Gemeente Utrecht


2011 SCHRIFTELIJKE VRAGEN
120 Vragen van de heer Dr. D.E. Ikkersheim

(ingekomen 4 oktober 2011)

De Gemeenteraad heeft dinsdagavond 30 augustus jl. het agendapunt 'Kinderclusters Overvecht' besproken in de commissie Mens en Samenleving. De VVD verbaasde zich over de inhoud van de bijgevoegde stukken: als dit de tussentijdse informatie is die de Raad is afgesproken, dan vindt de VVD dit onvoldoende. Zo is er geen informatie over de houdbaarheid van het onderwijskundig concept (eis van A11/2011), geen duidelijkheid over het programma van eisen en ook geen motivatie waarom en wat hogere dan standaard kwaliteitsniveau (de zogenaamde 'Utrechtse variant') rechtvaardigt. Zeker gelet op de slechte ervaringen rondom het Gerrit Rietveld College is deze situatie naar mening van de VVD zeer onwenselijk. Naar aanleiding van deze bespreking en de bijbehorende stukken heeft de VVD vooruitlopend op het raadsvoorstel van de Wethouder daarom de volgende vragen:

1. In de business case wordt gesproken over het eventueel in eeuwigdurende erfpacht geven van de grond van de panden aan de corporaties. Om een berekening te maken van een reële prijs is de VVD van mening dat er een onafhankelijke taxatie van de waarde van deze gronden noodzakelijk is. Kan de wethouder een taxatie opnemen in de business case in het door u op te stellen raadsvoorstel?
2. In de business case ontbreekt een zogenaamde 'netto contante waarde' berekening bij de verschillende varianten. De bijdrage van de corporatie is een bepaald bedrag, echter de (rest)waarde van het pand en de grond is onduidelijk, net zoals bij de casus Gerrit Rietveld College. Hiermee zijn de uiteindelijke kosten voor de Gemeente onduidelijk. De VVD is van mening dat dit essentieel is om een goede afweging te maken tussen de verschillende varianten. Kan deze berekening voor de 6 varianten worden opgenomen in het door u op te stellen raadsvoorstel?
3. Wij constateren met zorg, dat er geen programma van eisen van het gebouw is, terwijl dit wel vereist is conform het amendement A11/2011 en los daarvan ook essentieel voor het maken van een goed besluit. Zo ontbreekt in het voorstel: welke gebruikers er zullen zijn, het aantal m2, het beoogde kwaliteitsniveau, etc. Kan de wethouder dit nog toevoegen aan het voorstel? En kan de wethouder toezeggen dat dit bij volgende soortgelijke projecten wel standaard is opgenomen?
4. De VVD constateert dat er geen motivatie en geen financiële onderbouwing is voor het waarom voor de keuze van een hoger dan minimum kwaliteitsniveau (de zgn. Utrechtse variant), kan de wethouder die geven? Verder staat er geen onderwijsconcept vermeld, waardoor de duurzaamheid van het plan niet te beoordelen is, kan de wethouder die eveneens geven?
5. Op pagina 5 in de laatste zin van de vertrouwelijke bijlage staat: "Een voor de hand liggend alternatief hierin lijkt bij voorbaat onwenselijk ..."Kan de wethouder aangeven waarom het geschetste alternatief bij voorbaat onwenselijk is (eventueel in een vertrouwelijke brief aan de raad)?
6. In de stukken wordt niet gesproken over mogelijke risico's in het project. Zijn die er volgens die wethouder niet? Zo nee, kan de wethouder die dan toevoegen aan het raadsvoorstel?

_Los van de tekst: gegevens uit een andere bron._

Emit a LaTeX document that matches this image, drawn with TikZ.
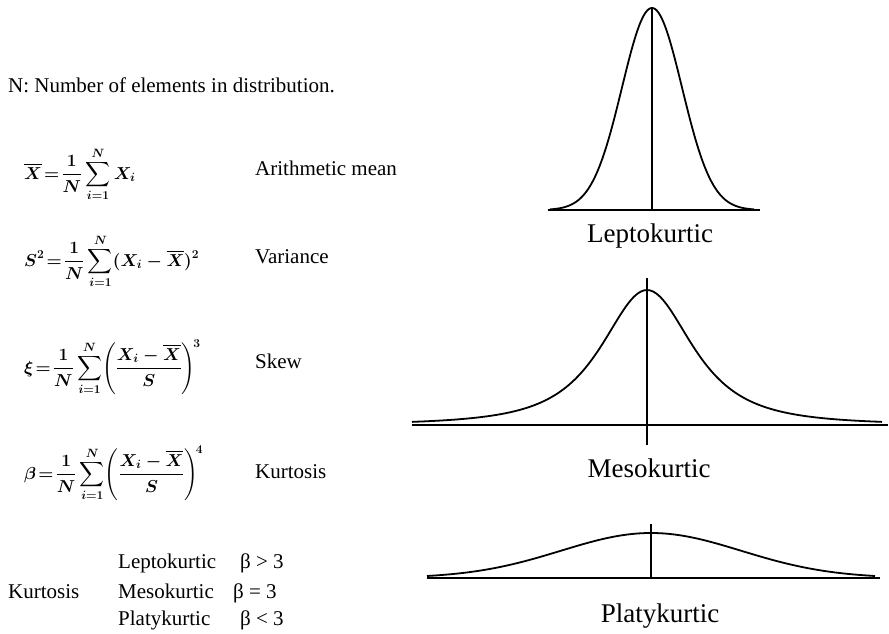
\documentclass[tikz,border=0pt]{standalone}
\usepackage{exscale}
\usepackage{fontspec}
\setmainfont{Liberation Serif}
\usetikzlibrary{positioning}

\begin{document}
\begin{tikzpicture}[x=1pt, y=-1pt,
  txt/.style={anchor=base west, inner sep=0pt, font=\fontsize{21}{25}\selectfont},
  eqn/.style={anchor=base west, inner sep=0pt, font=\fontsize{18}{22}\selectfont\boldmath},
  curvelbl/.style={anchor=base, inner sep=0pt, font=\fontsize{27}{32}\selectfont},
  axis/.style={line width=1.6pt},
  bell/.style={line width=1.8pt, smooth, samples=151}
]
  \useasboundingbox (0,0) rectangle (889,633);

  % header line
  \node[txt] (hdr) at (8,92) {N: Number of elements in distribution.};

  % moments
  \node[eqn] (mean) at (24,179) {$\displaystyle \overline{X}\!=\!\frac{1}{N}\sum_{i=1}^{N}X_i$};
  \node[txt] (meanlbl) at (255,175) {Arithmetic mean};

  \node[eqn] (var) at (24,266) {$\displaystyle S^2\!=\!\frac{1}{N}\sum_{i=1}^{N}(X_i-\overline{X})^2$};
  \node[txt] (varlbl) at (255,263) {Variance};

  \node[eqn] (skew) at (24,373) {$\displaystyle \xi\!=\!\frac{1}{N}\sum_{i=1}^{N}\!\left(\frac{X_i-\overline{X}}{S}\right)^{\!3}$};
  \node[txt] (skewlbl) at (255,368) {Skew};

  \node[eqn] (kurt) at (24,479) {$\displaystyle \beta\!=\!\frac{1}{N}\sum_{i=1}^{N}\!\left(\frac{X_i-\overline{X}}{S}\right)^{\!4}$};
  \node[txt] (kurtlbl) at (255,478) {Kurtosis};

  % kurtosis table
  \node[txt] (ktitle) at (8,598) {Kurtosis};
  \node[txt] (lepto) at (118,568) {Leptokurtic};
  \node[txt] (meso)  at (118,598) {Mesokurtic};
  \node[txt] (platy) at (118,625) {Platykurtic};
  \node[txt] (leptob) at (240,568) {β > 3};
  \node[txt] (mesob)  at (233,598) {β = 3};
  \node[txt] (platyb) at (240,625) {β < 3};

  % Leptokurtic curve
  \coordinate (l-left)  at (548,210);
  \coordinate (l-right) at (760,210);
  \coordinate (l-mid)   at (652,210);
  \coordinate (l-top)   at (652,8);
  \draw[axis] (l-left) -- (l-right);
  \draw[axis] (l-top) -- (l-mid);
  \draw[bell] plot[domain=-102:102] ({652+\x}, {210-202*exp(-(\x/30)*(\x/30)/2)});
  \node[curvelbl] (leptolbl) at (650,242) {Leptokurtic};

  % Mesokurtic curve
  \coordinate (m-left)  at (412,425);
  \coordinate (m-right) at (888,425);
  \coordinate (m-bot)   at (647,445);
  \coordinate (m-top)   at (647,278);
  \draw[axis] (m-left) -- (m-right);
  \draw[axis] (m-top) -- (m-bot);
  \draw[bell] plot[domain=-235:235] ({647+\x}, {425-135/((1+(\x/70)*(\x/70))^1.5)});
  \node[curvelbl] (mesolbl) at (649,477) {Mesokurtic};

  % Platykurtic curve
  \coordinate (p-left)  at (427,578);
  \coordinate (p-right) at (880,578);
  \coordinate (p-mid)   at (651,578);
  \coordinate (p-top)   at (651,524);
  \draw[axis] (p-left) -- (p-right);
  \draw[axis] (p-top) -- (p-mid);
  \draw[bell] plot[domain=-224:224] ({651+\x}, {578-45*exp(-(\x/90)*(\x/90)/2)});
  \node[curvelbl] (platylbl) at (660,622) {Platykurtic};

\end{tikzpicture}
\end{document}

7. In de stukken wordt niet gesproken over hoe het bouwheerschap geregeld is, terwijl dit essentieel is voor het kunnen beoordelen van dit plan. Kan de wethouder dit toevoegen aan de stukken?

Tot slot: wat de VVD betreft kan de uitgebreide beantwoording van bovenstaande vragen bij het raadsvoorstel. Wel zou de VVD graag al een korte beantwoording van bovenstaande vragen zien, binnen de termijn van schriftelijke vragen.